Além disso, as atividades esportivas coletivas, tem na bola, seu objeto de realização. Na idade que estipulamos para introduzirmos as crianças na aprendizagem desportiva (7/8 anos), a bola, torna-se, também, objeto de prazer e, sua posse, passa a ser um fator de (des)motivação e (des)interesse para os quais o professor deve estar sempre atento.

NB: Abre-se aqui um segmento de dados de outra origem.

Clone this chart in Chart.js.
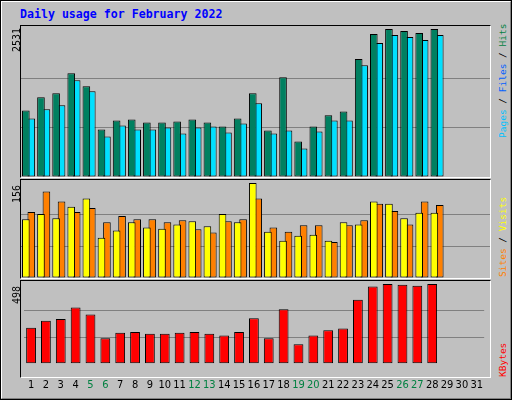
<!DOCTYPE html>
<html>
<head>
<meta charset="utf-8">
<script src="https://cdn.jsdelivr.net/npm/chart.js@4"></script>
<style>
  body { margin: 0; width: 512px; height: 400px; overflow: hidden; background: #fff; }
  #frame { position: absolute; left: 0; top: 0; width: 508px; height: 396px; background: #c0c0c0;
    border: 2px solid; border-color: #fff #808080 #808080 #fff; outline: 1px solid #000; outline-offset: -1px; }
  .panel { position: absolute; left: 20px; width: 471px; border-top: 1px solid #000; border-left: 1px solid #000;
    border-right: 1px solid #fff; border-bottom: 1px solid #fff; box-sizing: border-box; }
  .panel canvas { position: absolute; left: 0; top: 0; }
  #title { position: absolute; left: 20px; top: 7px; font: bold 11.6px "DejaVu Sans Mono", monospace; color: #0000ff; }
  .vl { position: absolute; font: 9.5px "DejaVu Sans Mono", monospace; transform-origin: left top; transform: rotate(-90deg); white-space: nowrap; }
  .num { font-size: 10px; }
</style>
</head>
<body>
<div id="frame"></div>
<div id="title">Daily usage for February 2022</div>

<div class="panel" style="top:25px;height:153px"><canvas id="c1"></canvas></div>
<div class="panel" style="top:179px;height:100px"><canvas id="c2"></canvas></div>
<div class="panel" style="top:280px;height:98px"></div>
<div style="position:absolute;left:21px;top:281px;width:469px;height:118px"><canvas id="c3"></canvas></div>

<div class="vl num" style="left:11px;top:52px;color:#000">2531</div>
<div class="vl num" style="left:11px;top:203px;color:#000">156</div>
<div class="vl num" style="left:11px;top:304px;color:#000">498</div>

<div class="vl" style="left:497px;top:138px"><span style="color:#00c0ff">Pages</span><span style="color:#000"> / </span><span style="color:#0060ff">Files</span><span style="color:#000"> / </span><span style="color:#008040">Hits</span></div>
<div class="vl" style="left:497px;top:277px"><span style="color:#ff8000">Sites</span><span style="color:#000"> / </span><span style="color:#ffff00">Visits</span></div>
<div class="vl" style="left:497px;top:377px;color:#ff0000">KBytes</div>

<script>
// Tage 1..31
const days = Array.from({ length: 31 }, (_, i) => String(i + 1));
const weekend = ['5', '6', '12', '13', '19', '20', '26', '27'];

const hits = [1139, 1363, 1431, 1775, 1552, 813, 968, 985, 933, 933, 950, 985, 933, 865, 1002, 1431, 796, 1706, 607, 865, 1054, 1122, 2016, 2445, 2531, 2497, 2462, 2531];
const pages = [1002, 1157, 1225, 1655, 1466, 693, 882, 813, 813, 847, 744, 847, 865, 762, 916, 1260, 744, 796, 487, 779, 968, 968, 1912, 2290, 2428, 2393, 2342, 2428];
const visits = [96.6, 105, 98, 117, 130.5, 66, 78, 91.6, 83, 81, 88, 93, 85, 105, 91.6, 156, 76, 61, 69.5, 71, 61, 91.6, 88, 125.5, 122, 98, 107, 107];
const sites = [108.5, 142, 125.5, 108.5, 115, 91.6, 102, 96.6, 96.6, 91.6, 95, 80, 74.6, 93, 96.6, 130.5, 83, 76, 86.5, 86.5, 59, 86.5, 95, 122, 110, 88, 125.5, 120];
const kbytes = [225, 269, 280, 351, 307, 160, 193, 198, 187, 187, 193, 198, 187, 176, 198, 285, 160, 340, 122, 176, 209, 220, 400, 482, 498, 493, 487, 498];

const maxHits = 2531, maxVisits = 156, maxKb = 498;

const makeChart = (id, w, h, datasets, max, showX) => {
    const cv = document.getElementById(id);
    cv.width = w; cv.height = h;
    cv.style.width = w + 'px'; cv.style.height = h + 'px';
    return new Chart(cv, {
        type: 'bar',
        data: { labels: days, datasets },
        options: {
            responsive: false,
            animation: false,
            layout: { padding: { top: 3, bottom: 0, left: 0, right: 0 } },
            plugins: { legend: { display: false }, tooltip: { enabled: false } },
            scales: {
                x: {
                    display: showX,
                    grid: { display: false },
                    border: { display: false },
                    ticks: {
                        autoSkip: false, maxRotation: 0, padding: 7,
                        font: { family: 'DejaVu Sans Condensed', size: 11 },
                        color: c => weekend.includes(days[c.index]) ? '#008040' : '#000'
                    }
                },
                y: {
                    min: 0, max,
                    afterFit: s => { s.width = 0; },
                    ticks: { display: false, stepSize: max / 3 },
                    border: { display: false },
                    grid: { color: c => (c.tick.value > 0 && c.tick.value < max) ? '#808080' : 'rgba(0,0,0,0)', lineWidth: 1, drawTicks: false }
                }
            }
        }
    });
};

const barStyle = (data, color, catPct, barPct) => ({
    data, backgroundColor: color, borderColor: '#000', borderWidth: 1, borderSkipped: false,
    categoryPercentage: catPct, barPercentage: barPct
});

makeChart('c1', 469, 151, [
    barStyle(hits, '#008060', 0.72, 1.4),
    barStyle(pages, '#00e0ff', 0.72, 1.4)
], maxHits, false);

makeChart('c2', 469, 98, [
    barStyle(visits, '#ffff00', 0.72, 1.4),
    barStyle(sites, '#ff8000', 0.72, 1.4)
], maxVisits, false);

makeChart('c3', 469, 118, [
    barStyle(kbytes, '#ff0000', 0.66, 1.0)
], maxKb, true);
</script>
</body>
</html>
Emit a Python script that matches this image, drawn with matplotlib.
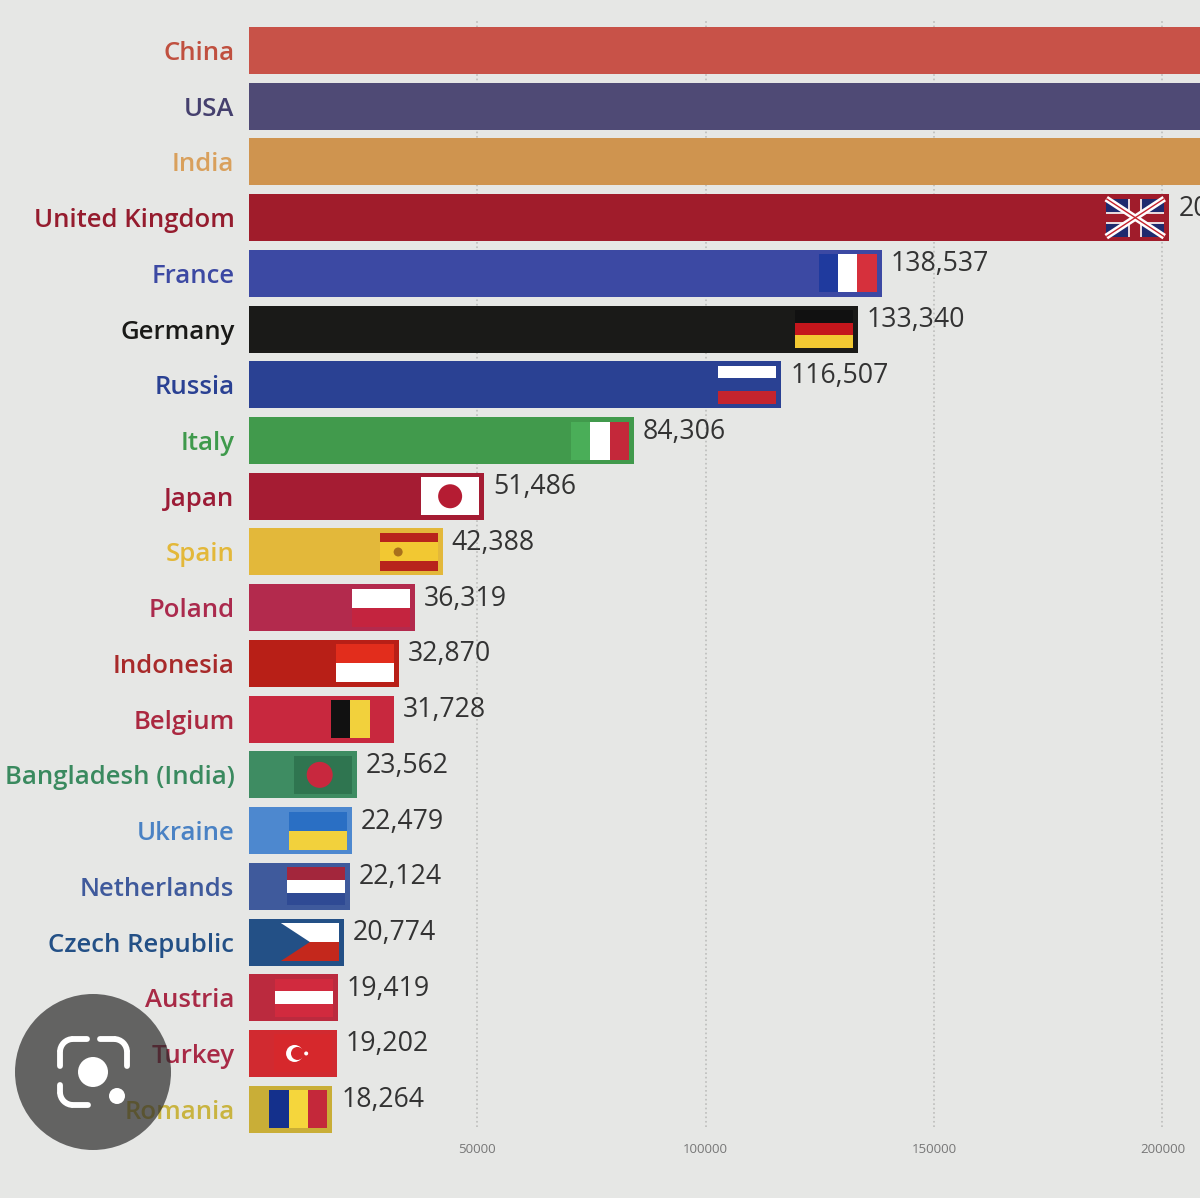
# bar chart race frame, top 20 countries
import matplotlib
matplotlib.use("Agg")
import matplotlib.pyplot as plt
from matplotlib.patches import Arc, Circle, Polygon, Rectangle

WIDTH = 1200
HEIGHT = 1198
BACKGROUND = "#e6e7e5"

countries = ["China", "USA", "India", "United Kingdom", "France", "Germany", "Russia",
             "Italy", "Japan", "Spain", "Poland", "Indonesia", "Belgium",
             "Bangladesh (India)", "Ukraine", "Netherlands", "Czech Republic",
             "Austria", "Turkey", "Romania"]
# first three run off the frame so their values are only a guess,
# the UK label is cut after "20"
values = [320000, 290000, 250000, 201500, 138537, 133340, 116507,
          84306, 51486, 42388, 36319, 32870, 31728,
          23562, 22479, 22124, 20774, 19419, 19202, 18264]
bar_colors = ["#c85248", "#4f4a75", "#cf944f", "#a01c2b", "#3c49a3", "#1a1a18", "#2a4193",
              "#419a4c", "#a51c33", "#e3b83a", "#b32a4d", "#b81f17", "#c8283e",
              "#3e8c62", "#4d88cf", "#3f5a9c", "#235086", "#bb2a3e", "#d12a30", "#c9ae37"]
label_colors = ["#c0503f", "#45406e", "#d9a05c", "#951c2e", "#3c49a3", "#1a1a18", "#2a4193",
                "#3f9a4c", "#9c1c36", "#e3b83a", "#ab2a4d", "#a82a2a", "#ab2840",
                "#3a8a5f", "#4a82c4", "#3f5a9c", "#235086", "#a82a46", "#a82a46", "#c9b440"]
x_ticks = [50000, 100000, 150000, 200000]

# stripes of each flag: (direction, colours)
flag_stripes = {
    "France": ("v", ["#1f3a9e", "#ffffff", "#d6303c"]),
    "Germany": ("h", ["#111111", "#c4161c", "#f2c832"]),
    "Russia": ("h", ["#ffffff", "#2a4193", "#c4242e"]),
    "Italy": ("v", ["#4aae58", "#ffffff", "#c4283a"]),
    "Spain": ("h", ["#b8241c", "#f2c832", "#f2c832", "#b8241c"]),
    "Poland": ("h", ["#ffffff", "#c4243f"]),
    "Indonesia": ("h", ["#e22d1c", "#ffffff"]),
    "Belgium": ("v", ["#111111", "#f2d13c", "#c8283e"]),
    "Ukraine": ("h", ["#2a6fc4", "#f2d13c"]),
    "Netherlands": ("h", ["#a3263c", "#ffffff", "#2f4a94"]),
    "Austria": ("h", ["#d12a3e", "#ffffff", "#d12a3e"]),
    "Romania": ("v", ["#14308c", "#f5d63c", "#c4283a"]),
}


def draw_stripes(over, x, y, w, h, direction, colors):
    for n, color in enumerate(colors):
        if direction == "v":
            over.add_patch(Rectangle((x + n * w / len(colors), y), w / len(colors), h, color=color, lw=0))
        else:
            over.add_patch(Rectangle((x, y + n * h / len(colors)), w, h / len(colors), color=color, lw=0))


def draw_uk(over, x, y, w, h):
    over.add_patch(Rectangle((x, y), w, h, color="#1f2a6e", lw=0))
    over.plot([x, x + w], [y, y + h], color="white", lw=4.5, solid_capstyle="butt")
    over.plot([x, x + w], [y + h, y], color="white", lw=4.5, solid_capstyle="butt")
    over.plot([x, x + w], [y, y + h], color="#c4242e", lw=1, solid_capstyle="butt")
    over.plot([x, x + w], [y + h, y], color="#c4242e", lw=1, solid_capstyle="butt")
    over.add_patch(Rectangle((x + w / 2 - 7, y), 14, h, color="#e8d8dc", lw=0))
    over.add_patch(Rectangle((x, y + h / 2 - 6), w, 12, color="#e8d8dc", lw=0))
    over.add_patch(Rectangle((x + w / 2 - 5, y), 10, h, color="#a01c2b", lw=0))
    over.add_patch(Rectangle((x, y + h / 2 - 4), w, 8, color="#a01c2b", lw=0))


def draw_flag(over, name, x, y, w, h):
    if name in flag_stripes:
        direction, colors = flag_stripes[name]
        draw_stripes(over, x, y, w, h, direction, colors)
        if name == "Spain":
            over.add_patch(Circle((x + w * 0.32, y + h / 2), 4.5, color="#a8701c", lw=0))
    elif name == "United Kingdom":
        draw_uk(over, x, y, w, h)
    elif name == "Japan":
        over.add_patch(Rectangle((x, y), w, h, color="white", lw=0))
        over.add_patch(Circle((x + w / 2, y + h / 2), 12, color="#b51c33", lw=0))
    elif name == "Bangladesh (India)":
        over.add_patch(Rectangle((x, y), w, h, color="#2f7550", lw=0))
        over.add_patch(Circle((x + w * 0.45, y + h / 2), 13, color="#c8283e", lw=0))
    elif name == "Czech Republic":
        draw_stripes(over, x, y, w, h, "h", ["#ffffff", "#c4281c"])
        over.add_patch(Polygon([(x, y), (x + w / 2, y + h / 2), (x, y + h)], color="#235086", lw=0))
    elif name == "Turkey":
        over.add_patch(Rectangle((x, y), w, h, color="#d6282c", lw=0))
        over.add_patch(Circle((x + w * 0.36, y + h / 2), 8.5, color="white", lw=0))
        over.add_patch(Circle((x + w * 0.41, y + h / 2), 6.5, color="#d6282c", lw=0))
        over.add_patch(Circle((x + w * 0.56, y + h / 2), 2, color="white", lw=0))


def draw_lens(over):
    cx, cy = 93, 1072
    over.add_patch(Circle((cx, cy), 78, color="#2b2b2b", alpha=0.7, lw=0))
    lw = 4.2
    r = 13
    left, right, top, bottom = 60, 127, 1039, 1105
    over.add_patch(Arc((left + r, top + r), 2 * r, 2 * r, theta1=180, theta2=270, color="white", lw=lw))
    over.add_patch(Arc((right - r, top + r), 2 * r, 2 * r, theta1=270, theta2=360, color="white", lw=lw))
    over.add_patch(Arc((left + r, bottom - r), 2 * r, 2 * r, theta1=90, theta2=180, color="white", lw=lw))
    segs = [([left, left], [top + r, top + 27]), ([left + r, left + 27], [top, top]),
            ([right, right], [top + r, top + 27]), ([right - r, right - 27], [top, top]),
            ([left, left], [bottom - r, bottom - 20]), ([left + r, left + 28], [bottom, bottom])]
    for xs, ys in segs:
        over.plot(xs, ys, color="white", lw=lw, solid_capstyle="round")
    over.add_patch(Circle((cx, cy), 15, color="white", lw=0))
    over.add_patch(Circle((117, 1096), 8, color="white", lw=0))


plt.rcParams["font.family"] = ["Open Sans", "DejaVu Sans"]

fig = plt.figure(figsize=(WIDTH / 100, HEIGHT / 100), dpi=100, facecolor=BACKGROUND)

# main axes spans px x 249-1200, y 20-1127
ax = fig.add_axes([249 / WIDTH, 1 - 1127 / HEIGHT, (WIDTH - 249) / WIDTH, (1127 - 20) / HEIGHT])
ax.set_facecolor(BACKGROUND)
spacing = 55.72
ax.set_ylim((1127 - 50.5) / spacing, (20 - 50.5) / spacing)
ax.set_xlim(0, (WIDTH - 249) / 0.004567)

positions = list(range(len(countries)))
bars = ax.barh(positions, values, height=47 / spacing, color=bar_colors, zorder=2)
for bar in bars:
    # Romania reaches past the end of the gridlines
    bar.set_clip_on(False)
ax.set_axisbelow(True)
ax.grid(axis="x", color="#bdbdbb", linestyle=":", linewidth=1.2)

ax.set_xticks(x_ticks)
ax.set_xticklabels([str(t) for t in x_ticks], fontsize=9.5, color="#777777")
ax.set_yticks(positions)
ax.set_yticklabels(countries, fontsize=18.5, fontweight=600)
for tick, color in zip(ax.get_yticklabels(), label_colors):
    tick.set_color(color)
ax.tick_params(axis="x", length=0, pad=11.5)
ax.tick_params(axis="y", length=0, pad=10.5)
for spine in ax.spines.values():
    spine.set_visible(False)

for pos, value in zip(positions, values):
    if value < ax.get_xlim()[1]:
        ax.annotate(f"{value:,}", (value, pos), xytext=(6.5, 6.5), textcoords="offset points",
                    va="center", ha="left", fontsize=19.2, color="#333333", annotation_clip=False)

# flags and the lens button go on a pixel overlay
over = fig.add_axes([0, 0, 1, 1])
over.set_xlim(0, WIDTH)
over.set_ylim(HEIGHT, 0)
over.axis("off")
over.patch.set_alpha(0)

for name, pos, value in zip(countries, positions, values):
    if value >= ax.get_xlim()[1]:
        continue
    px, py = ax.transData.transform((value, pos))
    draw_flag(over, name, px - 63, HEIGHT - py - 19, 58, 38)

draw_lens(over)

fig.savefig("out.png", dpi=100, facecolor=BACKGROUND)
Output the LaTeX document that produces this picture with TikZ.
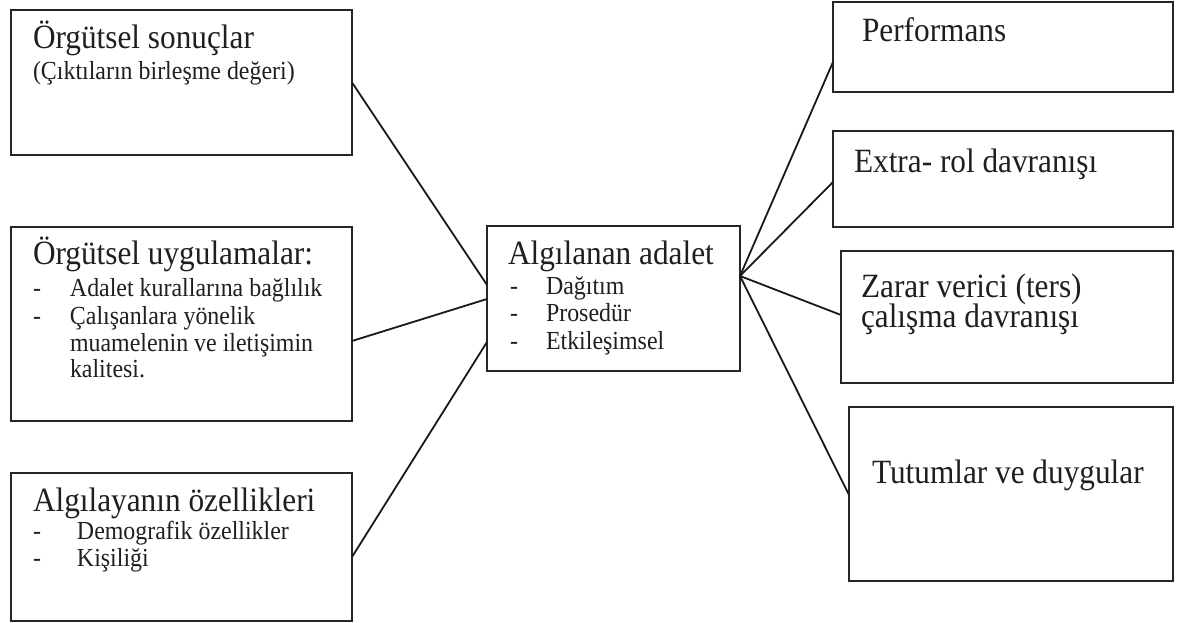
\documentclass[tikz,border=0pt]{standalone}
\usepackage{fontspec}
\setmainfont{Liberation Serif}[FakeStretch=0.92]
\tikzset{
  box/.style={draw=black!85, line width=2.2pt, inner sep=0pt, outer sep=0pt, anchor=south west, fill=none},
  link/.style={draw=black!90, line width=1.8pt},
  txt/.style={inner sep=0pt, outer sep=0pt, anchor=base west, text=black!88},
  big/.style={font=\fontsize{34}{40}\selectfont},
  small/.style={font=\fontsize{26}{31}\selectfont},
}
\newcommand{\dashitem}[2]{\makebox[#1][l]{-}#2}
% two lines set tightly, 30pt apart, baseline at the first line
\newcommand{\twolines}[2]{\vtop{\baselineskip=30pt\lineskiplimit=-100pt\hbox{#1}\hbox{#2}}}
\begin{document}
\begin{tikzpicture}[x=1pt,y=1pt]
\useasboundingbox (0,0) rectangle (1177,623);
\fill[white] (0,0) rectangle (1177,623);

% left column
\node[box, minimum width=341pt, minimum height=145pt] (b1) at (11,468) {};
\node[box, minimum width=341pt, minimum height=194pt] (b2) at (11,202) {};
\node[box, minimum width=341pt, minimum height=148pt] (b3) at (11,2) {};
% centre
\node[box, minimum width=253pt, minimum height=145pt] (c) at (487,252) {};
% right column
\node[box, minimum width=340pt, minimum height=90pt] (r1) at (833,531) {};
\node[box, minimum width=340pt, minimum height=96pt] (r2) at (833,396) {};
\node[box, minimum width=332pt, minimum height=132pt] (r3) at (841,240) {};
\node[box, minimum width=324pt, minimum height=174pt] (r4) at (849,42) {};

% texts of the left boxes
\node[txt, big] (t1a) at (33,574) {Örgütsel sonuçlar};
\node[txt, small] (t1b) at (33,543) {(Çıktıların birleşme değeri)};

\node[txt, big] (t2a) at (33,358) {Örgütsel uygulamalar:};
\node[txt, small] (t2b) at (33,326) {\dashitem{37pt}{Adalet kurallarına bağlılık}};
\node[txt, small] (t2c) at (33,298) {\dashitem{37pt}{Çalışanlara yönelik}};
\node[txt, small] (t2d) at (70,271) {muamelenin ve iletişimin};
\node[txt, small] (t2e) at (70,245) {kalitesi.};

\node[txt, big] (t3a) at (33,111) {Algılayanın özellikleri};
\node[txt, small] (t3b) at (33,83) {\dashitem{44pt}{Demografik özellikler}};
\node[txt, small] (t3c) at (33,56) {\dashitem{44pt}{Kişiliği}};

% texts of the centre box
\node[txt, big] (tca) at (508,358) {Algılanan adalet};
\node[txt, small] (tcb) at (510,328) {\dashitem{36pt}{Dağıtım}};
\node[txt, small] (tcc) at (510,301) {\dashitem{36pt}{Prosedür}};
\node[txt, small] (tcd) at (510,273) {\dashitem{36pt}{Etkileşimsel}};

% texts of the right boxes
\node[txt, big] (tr1) at (862,581) {Performans};
\node[txt, big] (tr2) at (854,450) {Extra- rol davranışı};
\node[txt, big] (tr3) at (861,325) {\twolines{Zarar verici (ters)}{çalışma davranışı}};
\node[txt, big] (tr4) at (872,139) {Tutumlar ve duygular};

% connectors into the centre box
\draw[link] (b1.east) -- ([yshift=86pt]c.south west);
\draw[link] ([yshift=80pt]b2.south east) -- ([yshift=72pt]c.south west);
\draw[link] ([yshift=64pt]b3.south east) -- ([yshift=29pt]c.south west);

% connectors out of the centre box
\draw[link] ([yshift=95pt]c.south east) -- ([yshift=30pt]r1.south west);
\draw[link] ([yshift=95pt]c.south east) -- ([yshift=45pt]r2.south west);
\draw[link] ([yshift=95pt]c.south east) -- ([yshift=68pt]r3.south west);
\draw[link] ([yshift=95pt]c.south east) -- ([yshift=86pt]r4.south west);
\end{tikzpicture}
\end{document}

Exemplificando o que foi dito, vejamos uma situação que ocorre freqüentemente no Handebol e no Basquete: - por ocasião da ação ofensiva, sob o prisma do jogo adulto, é comum apenas um ou dois elementos conduzirem a bola para a zona ofensiva e os demais elementos da equipe dirigem-se para uma posição previamente marcada da quadra. Pelo exposto anteriormente, se for oferecido às crianças uma atividade nos moldes que reproduzem o desporto formal, adulto, as crianças na faixa etária compreendida pela Iniciação Desportiva, que não estiverem participando ativamente dessa ação (condução e distribuição da bola/objeto de prazer), tenderão a dispersar-se e poderão não atuar como um todo, como uma equipe. Essa dispersão tende a se repetir por ocasião do retorno (sem bola) para sua linha defensiva, pelo fato da criança ter que se distanciar do objeto mais importante da atividade, a bola.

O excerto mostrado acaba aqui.